Photo by Brian Moody
Hanneke Coates was born just before the 2nd World War on the island of Java in the Dutch East Indies (now Indonesia), where her father was a tea planter. After the invasion of Java by the Japanese in 1942, she was forced to spend three and a half years of her childhood in one of over 300 concentration camps based around the Archipelago. After the war, as was the practice with many colonials, Hanneke’s parents remained abroad whilst she and her siblings returned to Holland to be fostered out to a number of Dutch families. Later Hanneke moved to England, where she still lives.

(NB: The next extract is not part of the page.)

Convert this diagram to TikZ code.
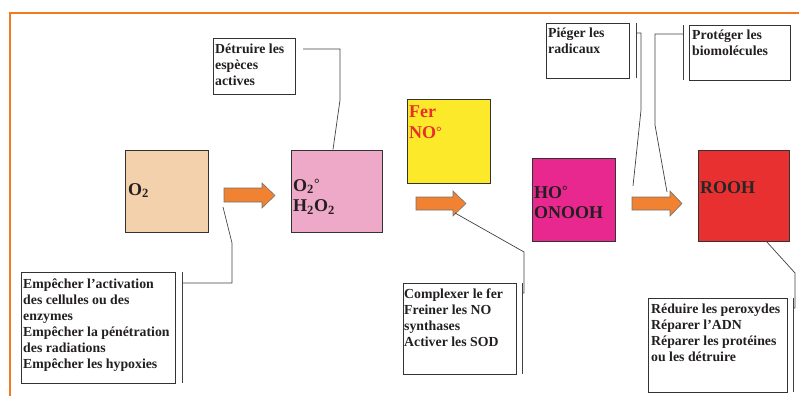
\documentclass[tikz,border=0pt]{standalone}
\usepackage{fontspec}
\setmainfont{Liberation Serif}
\definecolor{frameorange}{HTML}{F47A20}
\definecolor{arroworange}{HTML}{F08232}
\definecolor{peach}{HTML}{F3D1AC}
\definecolor{pinkbox}{HTML}{EFA9C8}
\definecolor{yellowbox}{HTML}{FCE92A}
\definecolor{magentabox}{HTML}{E8288E}
\definecolor{redbox}{HTML}{E83030}
\definecolor{ink}{HTML}{231F20}
\definecolor{ferred}{HTML}{E8302A}
\newcommand{\degsym}{\raisebox{2.5pt}{\fontsize{14}{14}\selectfont °}}
\begin{document}
\begin{tikzpicture}[x=1pt,y=-1pt,
  box/.style={draw=black!80, line width=0.8pt, rectangle, anchor=north west, inner sep=0pt},
  lbl/.style={anchor=north west, inner sep=0pt, align=left, text=ink,
    font=\fontsize{13.8}{16}\selectfont\bfseries, execute at begin node=\rule{0pt}{12pt}},
  big/.style={anchor=north west, inner sep=0pt, align=left, text=ink,
    font=\fontsize{18}{20.5}\selectfont\bfseries, execute at begin node=\rule{0pt}{16pt}},
  blockarrow/.style={fill=arroworange, draw=black!55, line width=0.6pt},
  callout/.style={draw=black!75, line width=0.7pt},
  framestyle/.style={draw=frameorange, line width=2.6pt}]
\useasboundingbox (0,0) rectangle (799,396);
% frame
\draw[framestyle] (799,13) -- (10,13) -- (10,396);
% coloured boxes
\node[box, fill=peach, minimum width=83pt, minimum height=82pt] (o2) at (125,150) {};
\node[box, fill=pinkbox, minimum width=91pt, minimum height=82pt] (o2r) at (291,150) {};
\node[box, fill=yellowbox, minimum width=83pt, minimum height=84pt] (fer) at (407,99) {};
\node[box, fill=magentabox, minimum width=83pt, minimum height=83pt] (ho) at (532,158) {};
\node[box, fill=redbox, minimum width=91pt, minimum height=91pt] (rooh) at (698,150) {};
% labels of coloured boxes
\node[big] (o2t) at (128,179) {O\textsubscript{2}};
\node[big] (o2rt) at (293,179) {O\textsubscript{2}\degsym\\H\textsubscript{2}O\textsubscript{2}};
\node[big, text=ferred, font=\fontsize{18}{21}\selectfont\bfseries] (fert) at (409,106) {Fer\\NO\degsym};
\node[big] (hot) at (534,186) {HO\degsym\\ONOOH};
\node[big, text=black!85] (rooht) at (700,177) {ROOH};
% text boxes
\node[box, minimum width=82pt, minimum height=56pt] (detr) at (213,38) {};
\node[box, minimum width=83pt, minimum height=55pt] (pieg) at (546,23) {};
\node[box, minimum width=101pt, minimum height=55pt] (prot) at (689,25) {};
\node[box, minimum width=154pt, minimum height=111pt] (empe) at (21,272) {};
\node[box, minimum width=113pt, minimum height=91pt] (comp) at (403,283) {};
\node[box, minimum width=139pt, minimum height=94pt] (redu) at (648,298) {};
\node[lbl] (detrt) at (215,44) {Détruire les\\espèces\\actives};
\node[lbl] (piegt) at (548,27.5) {Piéger les\\radicaux};
\node[lbl] (prott) at (692,29.7) {Protéger les\\biomolécules};
\node[lbl] (empet) at (23,278.7) {Empêcher l’activation\\des cellules ou des\\enzymes\\Empêcher la pénétration\\des radiations\\Empêcher les hypoxies};
\node[lbl] (compt) at (404,289) {Complexer le fer\\Freiner les NO\\synthases\\Activer les SOD};
\node[lbl] (redut) at (651,304) {Réduire les peroxydes\\Réparer l’ADN\\Réparer les protéines\\ou les détruire};
% block arrows
\draw[blockarrow] (224,188) -- (262,188) -- (262,183) -- (275,195.5) -- (262,208) -- (262,202) -- (224,202) -- cycle;
\draw[blockarrow] (416,197) -- (453,197) -- (453,191) -- (466,203.5) -- (453,216) -- (453,210) -- (416,210) -- cycle;
\draw[blockarrow] (632,197) -- (670,197) -- (670,191) -- (682,203.5) -- (670,216) -- (670,210) -- (632,210) -- cycle;
% brackets
\coordinate (piegbt) at (636,23); \coordinate (piegbb) at (636,78);
\coordinate (protbt) at (683,25); \coordinate (protbb) at (683,80);
\coordinate (empebt) at (182,272); \coordinate (empebb) at (182,383);
\coordinate (compbt) at (522,283); \coordinate (compbb) at (522,374);
\coordinate (redubt) at (793,298); \coordinate (redubb) at (793,392);
\draw[callout] (piegbt) -- (piegbb);
\draw[callout] (protbt) -- (protbb);
\draw[callout] (empebt) -- (empebb);
\draw[callout] (compbt) -- (compbb);
\draw[callout] (redubt) -- (redubb);
% callout lines
\coordinate (detrs) at (303,49); \coordinate (detre) at (333,149.5);
\draw[callout] (detrs) -- (340,49) -- (340,100) -- (detre);
\coordinate (piegs) at (636,33); \coordinate (piege) at (633,186);
\draw[callout] (piegs) -- (641,33) -- (641,110) -- (piege);
\coordinate (prots) at (683,34); \coordinate (prote) at (667,192);
\draw[callout] (prots) -- (655,34) -- (655,125) -- (prote);
\coordinate (empes) at (182,283); \coordinate (empee) at (223,207);
\draw[callout] (empes) -- (232,283) -- (232,243) -- (empee);
\coordinate (comps) at (522,293); \coordinate (compe) at (455,213);
\draw[callout] (comps) -- (524,293) -- (524,252) -- (compe);
\coordinate (redus) at (793,308); \coordinate (redue) at (766,241);
\draw[callout] (redus) -- (795,308) -- (795,273) -- (redue);
\end{tikzpicture}
\end{document}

After the invasion all European women and children were advised by the Japanese forces to move to protection camps for their own safety. So we left our homes voluntarily expecting to be protected, but as soon as the camps were filled, they put barbed wire around us. In the meantime husbands and fathers were sent to work on the Burma railway line or placed in concentration camps in and around Japan.
We were constantly moved from one camp to another, often transported in boarded up train carriages without seating, lavatories, food or drink. My final camp was the notorious Tjideng camp (now part of Jakarta) which housed around 11,000 women and children. The camp was one of many set up to intern European civilians, mainly Dutch, as ‘Guests of the Emperor’ during the period 1942 to 1945. Those of us who ended up there experienced what can only be called ‘hell on earth’.

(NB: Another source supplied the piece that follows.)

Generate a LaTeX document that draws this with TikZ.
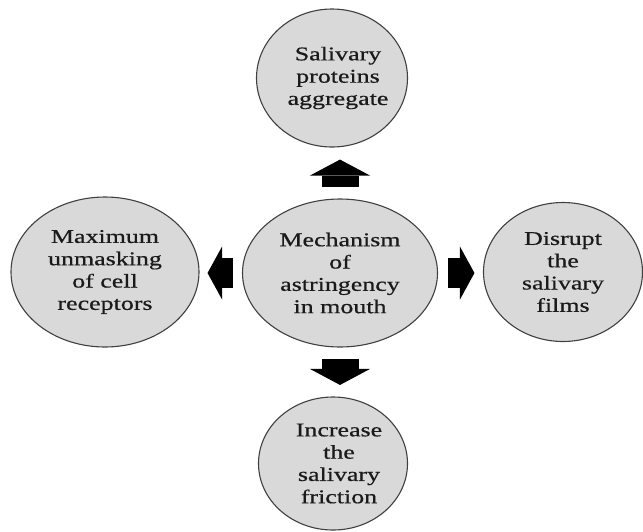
\documentclass[tikz,border=0pt]{standalone}
\usepackage{fontspec}
\setmainfont{Liberation Serif}[FakeStretch=1.33,FakeBold=0.6]
\usetikzlibrary{shapes.geometric,arrows.meta,calc}
\definecolor{bubblefill}{HTML}{D9D9D9}
\definecolor{bubbleline}{HTML}{404040}
\definecolor{txt}{HTML}{1A1A1A}
\begin{document}
\begin{tikzpicture}[x=1pt,y=-1pt,
  bubble/.style={ellipse, draw=bubbleline, line width=1.1pt, fill=bubblefill,
    inner sep=0pt, align=center, text=txt,
    font=\fontsize{19.5}{22.3}\selectfont},
  btext/.style={align=center, text=txt, inner sep=0pt,
    font=\fontsize{19.5}{22.3}\selectfont},
  vfat/.style={black, line width=37pt,
    -{Triangle[width=60pt,length=16pt,line width=0pt]}},
  hfat/.style={black, line width=30pt,
    -{Triangle[width=53pt,length=14.5pt,line width=0pt]}}]
\useasboundingbox (0,0) rectangle (643,531);
\node[bubble, minimum width=195pt, minimum height=148pt] (C) at (340,273)
  {Mechanism\\of\\astringency\\in mouth};
\node[bubble, minimum width=151pt, minimum height=138pt,
  label={[btext, xshift=6pt]center:Salivary\\proteins\\aggregate}] (T) at (332,78) {};
\node[bubble, minimum width=188pt, minimum height=150pt] (L) at (105,272)
  {Maximum\\unmasking\\of cell\\receptors};
\node[bubble, minimum width=159pt, minimum height=139pt] (R) at (563,272)
  {Disrupt\\the\\salivary\\films};
\node[bubble, minimum width=149pt, minimum height=133pt,
  label={[btext, xshift=6pt]center:Increase\\the\\salivary\\friction}] (B) at (333,463.5) {};
\draw[vfat] ($(C.north)+(0,-11)$) -- ($(C.north |- T.south)+(0,12)$);
\draw[vfat] ($(C.south)+(0,11)$) -- ($(C.south |- B.north)+(0,-11.5)$);
\draw[hfat] ($(C.west)+(-9,0)$) -- ($(C.west -| L.east)+(8,0)$);
\draw[hfat] ($(C.east)+(10,0)$) -- ($(C.east -| R.west)+(-8.5,0)$);
\end{tikzpicture}
\end{document}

Food was in short supply and we survived on a starvation diet of half a coconut shell with rice and water-lily soup once a day. Water and sanitation were almost non-existent and medical supplies very scarce as all Red Cross parcels were withheld by the Japanese. We all suffered from tropical diseases such as Cholera, dysentery and malaria.
The most lasting effect of those three and a half years in captivity was the relentless and total humiliation the Japanese inflicted on us. We were day and night screamed at, publicly disgraced and punished by having our hair hacked off with blunt knives and regularly lashed with long whips. Many times a day we were herded on to the parade ground to stand for hours in the burning tropical sun and to bow to our captors. One of my earlier memories is from when I was four years old when we were made to witness the hanging of two Dutch soldiers. By the end of the war many hundreds of thousands of women and children had died through malnutrition, tropical diseases and lack of medication. I was one of the lucky ones.
In 1948 I was sent to Holland to finish my schooling (11 schools altogether!) living with a number of incredibly cruel foster families. As a planter, my father carried on working first in Indonesia, then Ghana, and since European leave only came round every four years my parents became as good as strangers to me.
Even though the concentration camp years had a deep and damaging effect on us, as a family we simply did not talk about it, as it was a taboo issue when we returned to Holland. The Dutch had endured occupation by the Germans and suffered severe cold winters and hunger too, and therefore they did not want to know about our suffering.
Later, having trained as a nurse, I went to live in England, where at the age of 23 I married an English man and had three children. The traumatic years of my entire childhood had a direct influence on the relationship with my husband, and I allowed myself to be subjected to domestic abuse and years of humiliation.
It was as if the concentration camp years had ‘conditioned’ me to be humiliated. I had from an early age learned to obey in order to avoid punishment, so when I found myself married to a man who liked to control me, my life continued as the underdog. This dynamic only changed once my children had flown the nest. The fact I seemed to be enjoying this newfound freedom brought on great tensions and clashes in my marriage. And so, after almost 40 years of marriage, my husband walked out on me after having beaten me up and broken a number of my bones one more time.
It was attending a Christian divorce recovery course at Lee Abbey where I first learned to deal with my traumas through forgiveness. I have never been a hating person, but I learned to acknowledge that forgiveness is a long and slow process.
The Japanese tsunami changed all that. My church asked us to dig deep for the Japanese victims. After a lot of prayer I did just that. It was that one last and final gesture of letting God deal with the residue of my resentment that brought the final healing. I no longer worry about Japanese voices now.
Forgiveness is a healing process and the positive force in my life. It gives me a constant sense of peace and grace. I now share my story in schools, churches and secular groups. Almost always someone will share with me afterwards how my talk has changed something for them.
Forgiveness does not mean that we have to be ‘matey’ with those whom we have forgiven. I wrote a short letter to my ex husband saying I was sorry for anything I had contributed to the break up and that I had forgiven him. I have seen him twice in thirteen years. Betrayal is something others do to us, but bitterness is something we do to ourselves. Too often ‘unforgiveness’ is passed on through generations. If we do not forgive, we lose the joy of living whereas when we forgive, we release peace and grace and restoration to the forgiven as well as to ourselves.